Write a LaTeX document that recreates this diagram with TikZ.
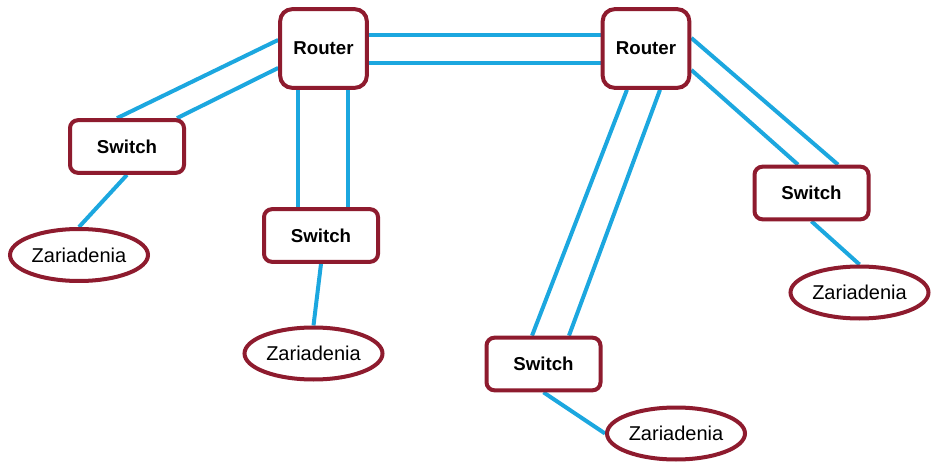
\documentclass[tikz,border=0pt]{standalone}
\usepackage{fontspec}
\setmainfont{Liberation Sans}
\usetikzlibrary{shapes.geometric,backgrounds}

\definecolor{netred}{HTML}{8E1B2E}
\definecolor{netblue}{HTML}{1CA7DF}

\tikzset{
	router/.style={draw=netred,line width=3pt,rounded corners=9pt,fill=white,inner sep=0pt,
		minimum width=65pt,minimum height=59pt,font=\fontsize{14}{16}\selectfont\bfseries},
	switchbox/.style={draw=netred,line width=3pt,rounded corners=6pt,fill=white,inner sep=0pt,
		minimum width=85.5pt,minimum height=39.5pt,font=\fontsize{14}{16}\selectfont\bfseries},
	device/.style={ellipse,draw=netred,line width=3pt,fill=white,inner sep=0pt,
		minimum width=103.5pt,minimum height=39pt,font=\fontsize{15}{17}\selectfont},
	link/.style={draw=netblue,line width=3pt}
}

\begin{document}
\begin{tikzpicture}[x=0.75pt,y=-0.75pt]
	\useasboundingbox (0,0) rectangle (935,470);

	\node[router] (r1) at (323.5,48.5) {Router};
	\node[router] (r2) at (646,48.5) {Router};

	\node[switchbox] (s1) at (127,146.5) {Switch};
	\node[switchbox] (s2) at (321,235.5) {Switch};
	\node[switchbox] (s3) at (543.5,364) {Switch};
	\node[switchbox] (s4) at (811.5,193) {Switch};

	\node[device] (e1) at (79,255) {Zariadenia};
	\node[device] (e2) at (313.5,353.5) {Zariadenia};
	\node[device] (e3) at (676,433.5) {Zariadenia};
	\node[device] (e4) at (859.5,292.5) {Zariadenia};

	\begin{scope}[on background layer]
		\draw[link] ([yshift=10pt]r1.east) -- ([yshift=10pt]r2.west);
		\draw[link] ([yshift=-11pt]r1.east) -- ([yshift=-11pt]r2.west);

		\draw[link] ([yshift=6.4pt]r1.west) -- ([xshift=-7.5pt]s1.north);
		\draw[link] ([yshift=-14.6pt]r1.west) -- ([xshift=37.5pt]s1.north);

		\draw[link] ([xshift=-19pt]r1.south) -- ([xshift=-19pt]r1.south |- s2.north);
		\draw[link] ([xshift=18.5pt]r1.south) -- ([xshift=18.5pt]r1.south |- s2.north);

		\draw[link] ([xshift=-14.3pt]r2.south) -- ([xshift=-8.6pt]s3.north);
		\draw[link] ([xshift=10.5pt]r2.south) -- ([xshift=19.1pt]s3.north);

		\draw[link] ([yshift=7.9pt]r2.east) -- ([xshift=19.9pt]s4.north);
		\draw[link] ([yshift=-16.1pt]r2.east) -- ([xshift=-10.1pt]s4.north);

		\draw[link] (s1.south) -- (e1.north);
		\draw[link] (s2.south) -- (e2.north);
		\draw[link] (s3.south) -- (e3.west);
		\draw[link] (s4.south) -- (e4.north);
	\end{scope}
\end{tikzpicture}
\end{document}
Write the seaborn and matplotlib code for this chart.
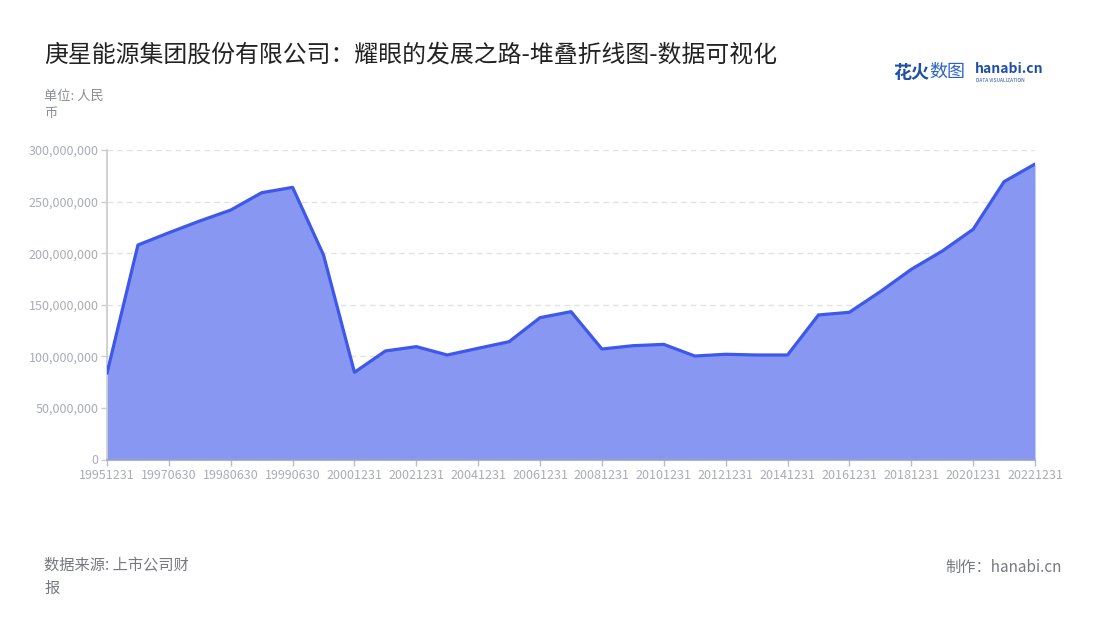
import matplotlib
matplotlib.use("Agg")
import matplotlib.pyplot as plt
from matplotlib.ticker import FuncFormatter
import seaborn as sns
import pandas as pd

# report dates (every 2nd one shown on the axis)
dates = [
    "19951231", "19961231", "19970630", "19971231", "19980630", "19981231",
    "19990630", "19991231", "20001231", "20011231", "20021231", "20031231",
    "20041231", "20051231", "20061231", "20071231", "20081231", "20091231",
    "20101231", "20111231", "20121231", "20131231", "20141231", "20151231",
    "20161231", "20171231", "20181231", "20191231", "20201231", "20211231",
    "20221231",
]
# values in RMB
values = [
    83.6e6, 207.9e6, 219.8e6, 231.2e6, 241.8e6, 258.6e6,
    263.8e6, 198.2e6, 84.5e6, 105.2e6, 109.4e6, 101.3e6,
    107.8e6, 114.2e6, 137.5e6, 143.3e6, 107.1e6, 110.3e6,
    111.6e6, 100.3e6, 102.0e6, 101.3e6, 101.3e6, 140.1e6,
    142.7e6, 162.7e6, 184.3e6, 202.0e6, 223.1e6, 269.3e6,
    286.4e6,
]
y_ticks = [0, 50e6, 100e6, 150e6, 200e6, 250e6, 300e6]

title = "庚星能源集团股份有限公司：耀眼的发展之路-堆叠折线图-数据可视化"
unit = "单位: 人民\n币"
source = "数据来源: 上市公司财\n报"
credit = "制作：hanabi.cn"

sns.set_theme(style="white")
plt.rcParams['font.family'] = ['Noto Sans CJK SC', 'DejaVu Sans']

df = pd.DataFrame({"idx": range(len(dates)), "date": dates, "value": values})

line_color = "#3d58ea"
fill_color = "#8898f2"
tick_color = "#aaadb8"

fig = plt.figure(figsize=(11, 6.2), dpi=100)
ax = fig.add_axes([107 / 1100, 1 - 459.5 / 620, (1035 - 107) / 1100, (459.5 - 150) / 620])

ax.fill_between(df["idx"], df["value"], 0, color=fill_color, linewidth=0, zorder=2)
sns.lineplot(data=df, x="idx", y="value", ax=ax, color=line_color, linewidth=2.3, zorder=3)

ax.set_xlim(0, len(dates) - 1)
ax.set_ylim(0, 300e6)
ax.set_yticks(y_ticks)
ax.yaxis.set_major_formatter(FuncFormatter(lambda v, p: f"{int(v):,}"))
ax.set_xticks(df["idx"][::2])
ax.set_xticklabels(df["date"][::2])
ax.set_xlabel("")
ax.set_ylabel("")

ax.grid(axis="y", color="#e2e2e2", linestyle=(0, (4, 3)), linewidth=1, zorder=0)
for side in ["top", "right"]:
    ax.spines[side].set_visible(False)
ax.spines["left"].set_color("#cccccc")
ax.spines["bottom"].set_color("#9aa3c8")
ax.tick_params(axis="both", colors=tick_color, labelsize=9, length=4, width=1,
               bottom=True, left=True)
ax.tick_params(axis="x", colors="#b8bcc8", labelcolor=tick_color, pad=3)
ax.tick_params(axis="y", colors="#cccccc", labelcolor=tick_color, pad=2)

fig.text(44 / 1100, 1 - 55 / 620, title, fontsize=17.2, color="#222222", va="center")
fig.text(44 / 1100, 1 - 105 / 620, unit, fontsize=9.5, color="#8a8d96", va="center",
         linespacing=1.5)
fig.text(44 / 1100, 1 - 577 / 620, source, fontsize=11, color="#77797f", va="center",
         linespacing=1.5)
fig.text(1062 / 1100, 1 - 567 / 620, credit, fontsize=11, color="#77797f", va="center",
         ha="right")

# logo
fig.text(893 / 1100, 1 - 72 / 620, "花火", fontsize=13, color="#1f4fa8", va="center",
         fontweight="bold")
fig.text(929 / 1100, 1 - 72 / 620, "数图", fontsize=13, color="#2a64c8", va="center")
fig.text(975 / 1100, 1 - 69 / 620, "hanabi.cn", fontsize=10, color="#1f4fa8", va="center",
         fontweight="bold")
fig.text(976 / 1100, 1 - 80 / 620, "DATA VISUALIZATION", fontsize=3.5, color="#1f4fa8",
         va="center")

fig.savefig("out.png", dpi=100)
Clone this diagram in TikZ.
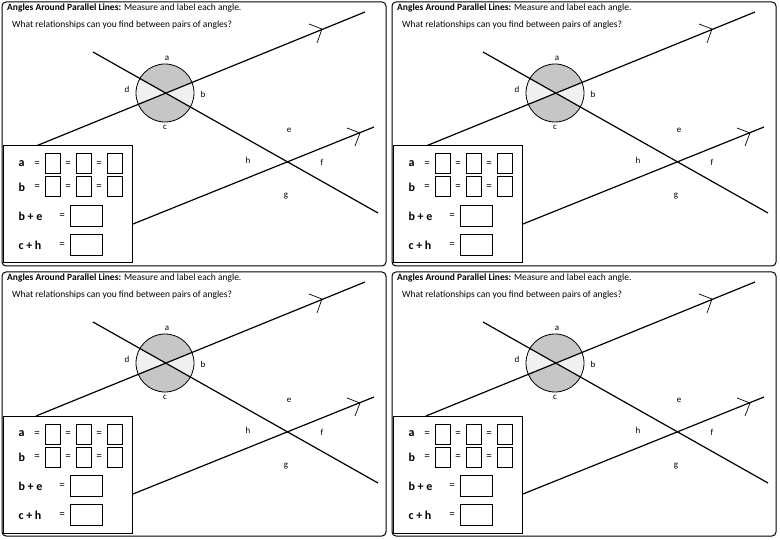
\documentclass[tikz,border=0pt]{standalone}
\usepackage{fontspec}
\setmainfont{Carlito}
\begin{document}
\begin{tikzpicture}[x=1pt,y=-1pt,
  ln/.style={line width=1.2pt},
  lbl/.style={font=\fontsize{9}{10}\selectfont},
  bx/.style={draw,line width=1pt},
  bt/.style={font=\fontsize{12}{14}\selectfont\bfseries,anchor=west},
  chev/.style={line width=0.7pt}]
\useasboundingbox (0,0) rectangle (780,540);
\foreach \ox/\oy in {0/0,390/0,0/270,390/270}{
\begin{scope}[shift={(\ox,\oy)}]
  \draw[line width=1pt,rounded corners=4pt] (2,2) rectangle (386,266);
  \node[anchor=west,font=\fontsize{9.5}{11}\selectfont,inner sep=0] at (7,8) {\textbf{Angles Around Parallel Lines:} Measure and label each angle.};
  \node[anchor=west,font=\fontsize{9.5}{11}\selectfont,inner sep=0] at (12,25) {What relationships can you find between pairs of angles?};
  \coordinate (X1) at (165,93);
  \coordinate (X2) at (287,162);
  \fill[gray!45] (X1) -- ++(-22:29) arc[start angle=-22,end angle=-150.5,radius=29] -- cycle;
  \fill[gray!45] (X1) -- ++(-202:29) arc[start angle=-202,end angle=-330.5,radius=29] -- cycle;
  \fill[gray!12] (X1) -- ++(-150.5:29) arc[start angle=-150.5,end angle=-202,radius=29] -- cycle;
  \fill[gray!12] (X1) -- ++(29.5:29) arc[start angle=29.5,end angle=-22,radius=29] -- cycle;
  \draw[line width=0.8pt] (X1) circle[radius=29];
  \draw[ln] (36,146) -- (365,12);
  \draw[ln] (133,224) -- (374,127);
  \draw[ln] (93,52) -- (378,213);
  \draw[chev] (309,24) -- (322,29) -- (317,43);
  \draw[chev] (347,128) -- (360,133) -- (355,146);
  \node[lbl] at (167,58) {a};
  \node[lbl] at (203,94) {b};
  \node[lbl] at (165,127) {c};
  \node[lbl] at (127,89) {d};
  \node[lbl] at (289,130) {e};
  \node[lbl] at (322,162) {f};
  \node[lbl] at (286,196) {g};
  \node[lbl] at (248,160) {h};
  \draw[line width=1pt,fill=white] (3,146) rectangle (132,263);
  \node[bt] at (15,164) {a};
  \node[bt] at (15,187) {b};
  \node[bt] at (15,216) {b + e};
  \node[bt] at (15,245) {c + h};
  \foreach \y in {164,187}{
    \node[font=\fontsize{11}{12}\selectfont] at (37,\y) {=};
    \node[font=\fontsize{11}{12}\selectfont] at (68,\y) {=};
    \node[font=\fontsize{11}{12}\selectfont] at (99,\y) {=};
    \draw[bx] (45,\y-10) rectangle (60,\y+10);
    \draw[bx] (76,\y-10) rectangle (91,\y+10);
    \draw[bx] (107,\y-10) rectangle (122,\y+10);
  }
  \foreach \y in {216,245}{
    \node[font=\fontsize{11}{12}\selectfont] at (62,\y) {=};
    \draw[bx] (70,\y-10.5) rectangle (102,\y+10.5);
  }
\end{scope}}
\end{tikzpicture}
\end{document}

Do this:
Please give again the entries word for word, starting at the first line and ending with the line that contains "([yshift=-16.1pt]r2.east) -- ([xshift=-10.1pt]s4.north);"; include both of those lines but none of the pictures.

Task solution:
Write a LaTeX document that recreates this diagram with TikZ.
\documentclass[tikz,border=0pt]{standalone}
\usepackage{fontspec}
\setmainfont{Liberation Sans}
\usetikzlibrary{shapes.geometric,backgrounds}

\definecolor{netred}{HTML}{8E1B2E}
\definecolor{netblue}{HTML}{1CA7DF}

\tikzset{
	router/.style={draw=netred,line width=3pt,rounded corners=9pt,fill=white,inner sep=0pt,
		minimum width=65pt,minimum height=59pt,font=\fontsize{14}{16}\selectfont\bfseries},
	switchbox/.style={draw=netred,line width=3pt,rounded corners=6pt,fill=white,inner sep=0pt,
		minimum width=85.5pt,minimum height=39.5pt,font=\fontsize{14}{16}\selectfont\bfseries},
	device/.style={ellipse,draw=netred,line width=3pt,fill=white,inner sep=0pt,
		minimum width=103.5pt,minimum height=39pt,font=\fontsize{15}{17}\selectfont},
	link/.style={draw=netblue,line width=3pt}
}

\begin{document}
\begin{tikzpicture}[x=0.75pt,y=-0.75pt]
	\useasboundingbox (0,0) rectangle (935,470);

	\node[router] (r1) at (323.5,48.5) {Router};
	\node[router] (r2) at (646,48.5) {Router};

	\node[switchbox] (s1) at (127,146.5) {Switch};
	\node[switchbox] (s2) at (321,235.5) {Switch};
	\node[switchbox] (s3) at (543.5,364) {Switch};
	\node[switchbox] (s4) at (811.5,193) {Switch};

	\node[device] (e1) at (79,255) {Zariadenia};
	\node[device] (e2) at (313.5,353.5) {Zariadenia};
	\node[device] (e3) at (676,433.5) {Zariadenia};
	\node[device] (e4) at (859.5,292.5) {Zariadenia};

	\begin{scope}[on background layer]
		\draw[link] ([yshift=10pt]r1.east) -- ([yshift=10pt]r2.west);
		\draw[link] ([yshift=-11pt]r1.east) -- ([yshift=-11pt]r2.west);

		\draw[link] ([yshift=6.4pt]r1.west) -- ([xshift=-7.5pt]s1.north);
		\draw[link] ([yshift=-14.6pt]r1.west) -- ([xshift=37.5pt]s1.north);

		\draw[link] ([xshift=-19pt]r1.south) -- ([xshift=-19pt]r1.south |- s2.north);
		\draw[link] ([xshift=18.5pt]r1.south) -- ([xshift=18.5pt]r1.south |- s2.north);

		\draw[link] ([xshift=-14.3pt]r2.south) -- ([xshift=-8.6pt]s3.north);
		\draw[link] ([xshift=10.5pt]r2.south) -- ([xshift=19.1pt]s3.north);

		\draw[link] ([yshift=7.9pt]r2.east) -- ([xshift=19.9pt]s4.north);
		\draw[link] ([yshift=-16.1pt]r2.east) -- ([xshift=-10.1pt]s4.north);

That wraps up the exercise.